Friday, December 6, 2013
The Associated Press
(Continued from page 1)
President Barack Obama arrives at the Rodon Group, which manufactures over 95 percent of the parts for K'NEX Brands toys, in Hatfield, Pa., in this 2012 photo. Major technology advances have steadily boosted U.S. factory efficiency and worker productivity.
Some critics argue that Obama set the bar artificially low by using recessionary 2009 numbers as his starting point.
Alan Tonelson, an official with the U.S. Business and Industry Council, said Obama also "has the wrong goal" by focusing on exports and not the other part of the trade equation: still-huge import levels and resulting trade deficits.
The U.S. imported $540.4 billion more in goods and services last year than it exported, down only slightly from the $559.9 billion trade deficit in 2011.
"We racked up a pretty impressive export performance over the last few years. But the main reason that we may not reach the Obama doubling-export goal is the world economy is slowing down," said Tonelson, whose organization represents nearly 2,000 mainly family-owned U.S. manufacturing companies.
Obama shrugs off such skepticism, suggesting the recent manufacturing gains speak for themselves.
"What's happening here is happening all around the country," the president said during a recent visit to a flourishing engine-part factory in Ashville, N.C. "Just as it's becoming more and more expensive to do business in places like China, America is getting more competitive."
Federal legislative "Buy America" restrictions on certain recent government contracts — considered protectionist by many economists — are also being credited with helping to spur some recent U.S. manufacturing gains.

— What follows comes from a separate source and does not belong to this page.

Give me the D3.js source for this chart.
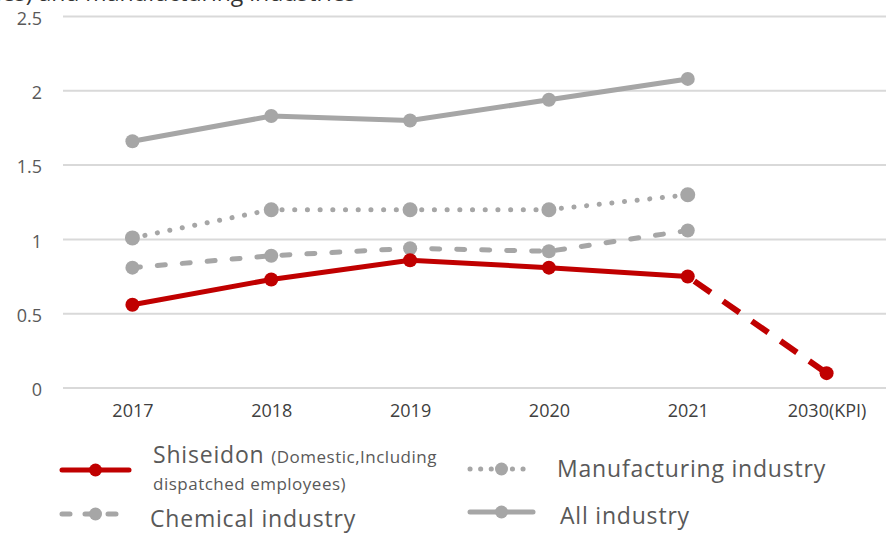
<!DOCTYPE html>
<html>
<head>
<meta charset="utf-8" />
<title>Chart</title>
<script src="https://d3js.org/d3.v7.min.js"></script>
<style>
  body { margin: 0; background: #fff; }
  text { font-family: "Open Sans", "Noto Sans", sans-serif; }
</style>
</head>
<body>
<svg id="chart" width="886" height="533"></svg>
<script>

var years = ["2017", "2018", "2019", "2020", "2021", "2030(KPI)"];
var yTicks = [0, 0.5, 1, 1.5, 2, 2.5];

var shiseido = [0.56, 0.73, 0.86, 0.81, 0.75];
var shiseidoKpi = 0.10;
var chemical = [0.81, 0.89, 0.94, 0.92, 1.06];
var manufacturing = [1.01, 1.20, 1.20, 1.20, 1.30];
var allIndustry = [1.66, 1.83, 1.80, 1.94, 2.08];

var red = "#c00000", grey = "#a6a6a6", textGrey = "#595959";
var font = "'Open Sans', 'Noto Sans', sans-serif";

var svg = d3.select("#chart");

var x = d3.scalePoint().domain(years).range([63, 896]).padding(0.5);
var y = d3.scaleLinear().domain([0, 2.5]).range([388, 16.5]);

// cut-off title from above
svg.append("text")
  .attr("x", -4).attr("y", 1)
  .attr("font-size", 23)
  .attr("fill", "#333")
  .text("ies) and manufacturing industries");

// grid
svg.append("g").selectAll("line")
  .data(yTicks)
  .enter().append("line")
  .attr("x1", 63).attr("x2", 886)
  .attr("y1", function(d) { return y(d); })
  .attr("y2", function(d) { return y(d); })
  .attr("stroke", "#d9d9d9")
  .attr("stroke-width", 2);

// y axis labels
var yAxis = svg.append("g")
  .attr("transform", "translate(42,2)")
  .call(d3.axisLeft(y).tickValues(yTicks).tickSize(0).tickPadding(0)
    .tickFormat(function(d) { return String(d); }));
yAxis.select(".domain").remove();
yAxis.selectAll("text").attr("font-size", 18).attr("fill", textGrey)
  .attr("font-family", font);

// x axis labels
var xAxis = svg.append("g")
  .attr("transform", "translate(0,404)")
  .call(d3.axisBottom(x).tickSize(0).tickPadding(0));
xAxis.select(".domain").remove();
xAxis.selectAll("text").attr("font-size", 18).attr("fill", "#404040")
  .attr("font-family", font);

var line = d3.line()
  .x(function(d) { return x(d.year); })
  .y(function(d) { return y(d.value); });

function toPoints(values) {
  return values.map(function(v, i) { return { year: years[i], value: v }; });
}

var series = [
  { values: allIndustry, color: grey, width: 5, dash: null, r: 7 },
  { values: manufacturing, color: grey, width: 5, dash: "0.1,12.6", r: 7.5 },
  { values: chemical, color: grey, width: 5, dash: "8,17", r: 7 },
  { values: shiseido, color: red, width: 5, dash: null, r: 7 }
];

// shiseido KPI dashed segment
svg.append("path")
  .attr("d", line([{ year: years[4], value: shiseido[4] }, { year: years[5], value: shiseidoKpi }]))
  .attr("fill", "none")
  .attr("stroke", red)
  .attr("stroke-width", 6)
  .attr("stroke-dasharray", "20,15")
  .attr("stroke-dashoffset", -8);

series.forEach(function(s) {
  var pts = toPoints(s.values);
  svg.append("path")
    .attr("d", line(pts))
    .attr("fill", "none")
    .attr("stroke", s.color)
    .attr("stroke-width", s.width)
    .attr("stroke-linecap", "round")
    .attr("stroke-dasharray", s.dash);
  svg.append("g").selectAll("circle")
    .data(pts)
    .enter().append("circle")
    .attr("cx", function(d) { return x(d.year); })
    .attr("cy", function(d) { return y(d.value); })
    .attr("r", s.r)
    .attr("fill", s.color);
});

svg.append("circle")
  .attr("cx", x(years[5]))
  .attr("cy", y(shiseidoKpi))
  .attr("r", 7)
  .attr("fill", red);

// legend
function legendSymbol(x0, x1, yy, color, dash) {
  var g = svg.append("g");
  g.append("line")
    .attr("x1", x0).attr("x2", x1).attr("y1", yy).attr("y2", yy)
    .attr("stroke", color).attr("stroke-width", 5)
    .attr("stroke-linecap", "round")
    .attr("stroke-dasharray", dash);
  g.append("circle")
    .attr("cx", (x0 + x1) / 2).attr("cy", yy).attr("r", 6.5)
    .attr("fill", color);
}

legendSymbol(62, 129, 470, red, null);
legendSymbol(62, 129, 514, grey, "8,15");
legendSymbol(470, 533, 469, grey, "0.1,10.5");
legendSymbol(470, 533, 512, grey, null);

function legendText(x0, y0, size, spacing, label) {
  return svg.append("text").attr("x", x0).attr("y", y0)
    .attr("font-size", size).attr("letter-spacing", spacing)
    .attr("fill", textGrey).text(label);
}

var sh = svg.append("text").attr("x", 153).attr("y", 463).attr("fill", textGrey);
sh.append("tspan").attr("font-size", 23).attr("letter-spacing", 0.8).text("Shiseidon ");
sh.append("tspan").attr("font-size", 17).attr("letter-spacing", 0.5).text("(Domestic,Including");
legendText(153, 490, 17, 0.5, "dispatched employees)");
legendText(150, 527, 23, 0.8, "Chemical industry");
legendText(557, 477, 23, 0.8, "Manufacturing industry");
legendText(560, 524, 23, 0.8, "All industry");

</script>
</body>
</html>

The U.S. now makes about 18 percent of the world's goods, down from nearly 40 percent right after World War II. Clearly, many manufacturing jobs will never come back.
"The U.S. had manufacturing trade surpluses until around 1980 (but) has run big deficits since then," said Martin Baily, a Brookings Institution senior fellow and co-author of a new Brookings study of U.S. manufacturing.
The study showed that high trade deficits, especially with China, and high U.S. business tax rates are combining to keep U.S. manufacturing from rebounding more strongly.
Manufacturing "still remains a very important sector and one that I think we need to foster and that needs to flourish," Baily said. "So we need to expand manufacturing in order to reduce that trade deficit. We can't just do it on services alone."
Republicans have long clamored for lower corporate tax rates to stimulate business growth. At a nominal top rate of 35 percent, the U.S. has the highest corporate tax of the world's industrialized nations.
While few U.S. companies actually pay the full rate due to various deductions and credits, U.S. tax bites dissuade foreign companies from setting up shop here while providing incentives to U.S. multinational companies to keep large sums overseas, Republicans argue.
Obama largely agrees and has proposed lowering the top rate to 25 percent for manufacturers, even lower rates on income from still-undefined "advanced manufacturing" and a rate of 28 percent for all other corporations.
Laura D. Tyson, who was President Bill Clinton's chief national economic adviser and served on Obama's Economic Recovery Advisory Board, said there are big barriers to getting a significant reduction in corporate rates. Among them: "The country desperately needs more tax revenues" and "there are huge vested interests" to protect existing loopholes, she said.
"At the end, I would like to get rid of the corporate tax," Tyson said. "That's probably not going to happen."